** start **

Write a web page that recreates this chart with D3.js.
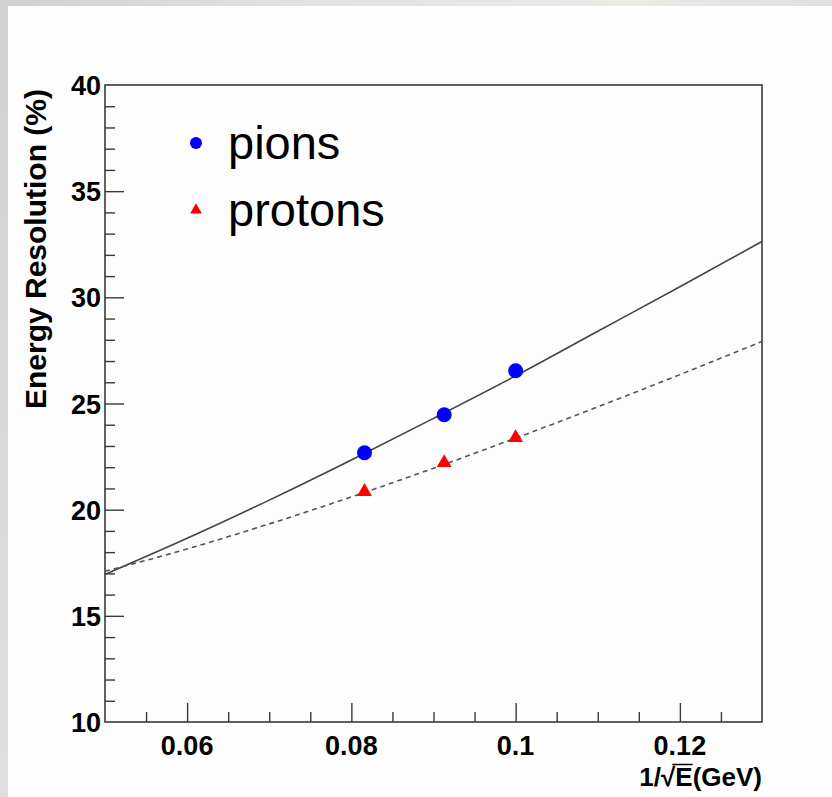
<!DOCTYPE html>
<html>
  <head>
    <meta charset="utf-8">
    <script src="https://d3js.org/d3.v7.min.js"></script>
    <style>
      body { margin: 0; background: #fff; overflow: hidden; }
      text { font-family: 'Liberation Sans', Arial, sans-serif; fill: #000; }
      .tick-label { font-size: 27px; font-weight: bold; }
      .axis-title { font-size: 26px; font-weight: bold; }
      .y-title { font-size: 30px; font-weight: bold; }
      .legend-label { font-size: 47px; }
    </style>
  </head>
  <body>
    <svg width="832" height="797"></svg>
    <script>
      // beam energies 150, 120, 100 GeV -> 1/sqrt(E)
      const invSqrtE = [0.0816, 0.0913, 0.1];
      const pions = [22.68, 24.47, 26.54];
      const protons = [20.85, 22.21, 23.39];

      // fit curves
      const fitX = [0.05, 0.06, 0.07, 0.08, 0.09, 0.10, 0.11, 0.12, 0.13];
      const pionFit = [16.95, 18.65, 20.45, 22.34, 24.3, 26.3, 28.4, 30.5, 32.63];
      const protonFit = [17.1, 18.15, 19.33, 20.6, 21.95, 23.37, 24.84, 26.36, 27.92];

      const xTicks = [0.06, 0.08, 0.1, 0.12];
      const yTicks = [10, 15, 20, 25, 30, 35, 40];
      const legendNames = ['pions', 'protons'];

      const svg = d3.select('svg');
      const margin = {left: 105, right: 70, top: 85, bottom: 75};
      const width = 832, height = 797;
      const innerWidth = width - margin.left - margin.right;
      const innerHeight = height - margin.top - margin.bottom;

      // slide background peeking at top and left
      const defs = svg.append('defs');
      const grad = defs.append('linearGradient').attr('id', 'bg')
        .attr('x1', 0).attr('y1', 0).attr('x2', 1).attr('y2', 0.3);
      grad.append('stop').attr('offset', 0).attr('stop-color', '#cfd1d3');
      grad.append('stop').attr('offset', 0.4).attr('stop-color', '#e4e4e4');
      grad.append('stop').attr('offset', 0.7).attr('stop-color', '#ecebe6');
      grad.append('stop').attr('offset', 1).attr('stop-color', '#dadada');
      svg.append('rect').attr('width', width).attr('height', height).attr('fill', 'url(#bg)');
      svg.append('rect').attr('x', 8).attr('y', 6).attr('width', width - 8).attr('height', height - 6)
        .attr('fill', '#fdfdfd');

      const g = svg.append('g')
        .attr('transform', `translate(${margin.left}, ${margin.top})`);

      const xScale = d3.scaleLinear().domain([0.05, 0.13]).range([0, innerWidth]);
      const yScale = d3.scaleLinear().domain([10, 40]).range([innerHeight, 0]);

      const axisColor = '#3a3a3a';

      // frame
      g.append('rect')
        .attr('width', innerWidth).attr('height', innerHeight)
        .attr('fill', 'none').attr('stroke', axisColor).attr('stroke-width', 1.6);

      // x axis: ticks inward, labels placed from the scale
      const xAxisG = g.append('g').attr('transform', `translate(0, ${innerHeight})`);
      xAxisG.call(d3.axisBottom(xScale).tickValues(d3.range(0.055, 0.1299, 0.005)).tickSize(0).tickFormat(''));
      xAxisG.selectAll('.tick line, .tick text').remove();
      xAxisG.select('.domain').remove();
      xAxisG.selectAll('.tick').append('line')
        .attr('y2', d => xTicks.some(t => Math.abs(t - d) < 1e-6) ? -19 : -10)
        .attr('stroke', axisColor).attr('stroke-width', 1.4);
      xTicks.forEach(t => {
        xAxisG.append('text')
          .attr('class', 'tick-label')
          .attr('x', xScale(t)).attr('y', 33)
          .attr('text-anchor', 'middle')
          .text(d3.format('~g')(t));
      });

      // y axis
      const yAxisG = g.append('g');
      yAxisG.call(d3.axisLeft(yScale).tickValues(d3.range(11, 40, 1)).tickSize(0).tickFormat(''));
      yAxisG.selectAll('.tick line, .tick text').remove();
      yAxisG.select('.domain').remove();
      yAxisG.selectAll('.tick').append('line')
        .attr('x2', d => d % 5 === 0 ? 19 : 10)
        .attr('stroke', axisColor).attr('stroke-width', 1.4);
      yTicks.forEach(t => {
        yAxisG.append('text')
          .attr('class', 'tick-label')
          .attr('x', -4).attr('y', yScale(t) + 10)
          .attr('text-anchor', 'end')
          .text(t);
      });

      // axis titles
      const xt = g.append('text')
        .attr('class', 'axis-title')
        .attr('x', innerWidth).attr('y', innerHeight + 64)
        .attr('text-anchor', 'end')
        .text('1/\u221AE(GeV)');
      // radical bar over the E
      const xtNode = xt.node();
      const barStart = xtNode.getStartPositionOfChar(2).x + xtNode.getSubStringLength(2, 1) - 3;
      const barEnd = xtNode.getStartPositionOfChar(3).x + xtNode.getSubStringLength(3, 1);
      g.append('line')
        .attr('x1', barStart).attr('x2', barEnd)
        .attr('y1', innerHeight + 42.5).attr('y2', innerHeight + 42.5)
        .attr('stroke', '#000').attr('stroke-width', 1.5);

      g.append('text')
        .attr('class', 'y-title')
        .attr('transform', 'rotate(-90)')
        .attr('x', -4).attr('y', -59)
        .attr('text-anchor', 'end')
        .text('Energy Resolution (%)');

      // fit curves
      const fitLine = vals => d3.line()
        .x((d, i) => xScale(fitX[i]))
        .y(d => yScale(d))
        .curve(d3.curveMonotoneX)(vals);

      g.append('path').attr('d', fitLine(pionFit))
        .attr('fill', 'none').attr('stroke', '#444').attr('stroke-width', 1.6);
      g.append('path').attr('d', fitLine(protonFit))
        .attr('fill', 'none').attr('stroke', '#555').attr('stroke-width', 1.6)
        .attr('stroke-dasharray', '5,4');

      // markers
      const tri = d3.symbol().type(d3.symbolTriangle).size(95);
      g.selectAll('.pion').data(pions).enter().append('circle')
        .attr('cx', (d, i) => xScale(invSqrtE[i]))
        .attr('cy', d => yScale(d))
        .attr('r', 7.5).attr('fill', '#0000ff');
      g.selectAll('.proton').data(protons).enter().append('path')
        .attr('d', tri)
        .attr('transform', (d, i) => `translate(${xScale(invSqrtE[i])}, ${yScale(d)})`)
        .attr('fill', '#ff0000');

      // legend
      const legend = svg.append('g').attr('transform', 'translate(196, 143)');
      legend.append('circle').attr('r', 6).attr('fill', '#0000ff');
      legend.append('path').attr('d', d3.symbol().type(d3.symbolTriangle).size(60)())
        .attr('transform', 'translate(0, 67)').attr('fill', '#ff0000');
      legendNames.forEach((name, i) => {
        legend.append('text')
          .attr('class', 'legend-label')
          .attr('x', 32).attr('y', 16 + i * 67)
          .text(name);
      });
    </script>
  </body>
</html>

** end **

Please extract exactly the lines of the data, from the first through the line containing "const innerHeight = height", and add no pictures to the copy.

Write a web page that recreates this chart with D3.js.
<!DOCTYPE html>
<html>
  <head>
    <meta charset="utf-8">
    <script src="https://d3js.org/d3.v7.min.js"></script>
    <style>
      body { margin: 0; background: #fff; overflow: hidden; }
      text { font-family: 'Liberation Sans', Arial, sans-serif; fill: #000; }
      .tick-label { font-size: 27px; font-weight: bold; }
      .axis-title { font-size: 26px; font-weight: bold; }
      .y-title { font-size: 30px; font-weight: bold; }
      .legend-label { font-size: 47px; }
    </style>
  </head>
  <body>
    <svg width="832" height="797"></svg>
    <script>
      // beam energies 150, 120, 100 GeV -> 1/sqrt(E)
      const invSqrtE = [0.0816, 0.0913, 0.1];
      const pions = [22.68, 24.47, 26.54];
      const protons = [20.85, 22.21, 23.39];

      // fit curves
      const fitX = [0.05, 0.06, 0.07, 0.08, 0.09, 0.10, 0.11, 0.12, 0.13];
      const pionFit = [16.95, 18.65, 20.45, 22.34, 24.3, 26.3, 28.4, 30.5, 32.63];
      const protonFit = [17.1, 18.15, 19.33, 20.6, 21.95, 23.37, 24.84, 26.36, 27.92];

      const xTicks = [0.06, 0.08, 0.1, 0.12];
      const yTicks = [10, 15, 20, 25, 30, 35, 40];
      const legendNames = ['pions', 'protons'];

      const svg = d3.select('svg');
      const margin = {left: 105, right: 70, top: 85, bottom: 75};
      const width = 832, height = 797;
      const innerWidth = width - margin.left - margin.right;
      const innerHeight = height - margin.top - margin.bottom;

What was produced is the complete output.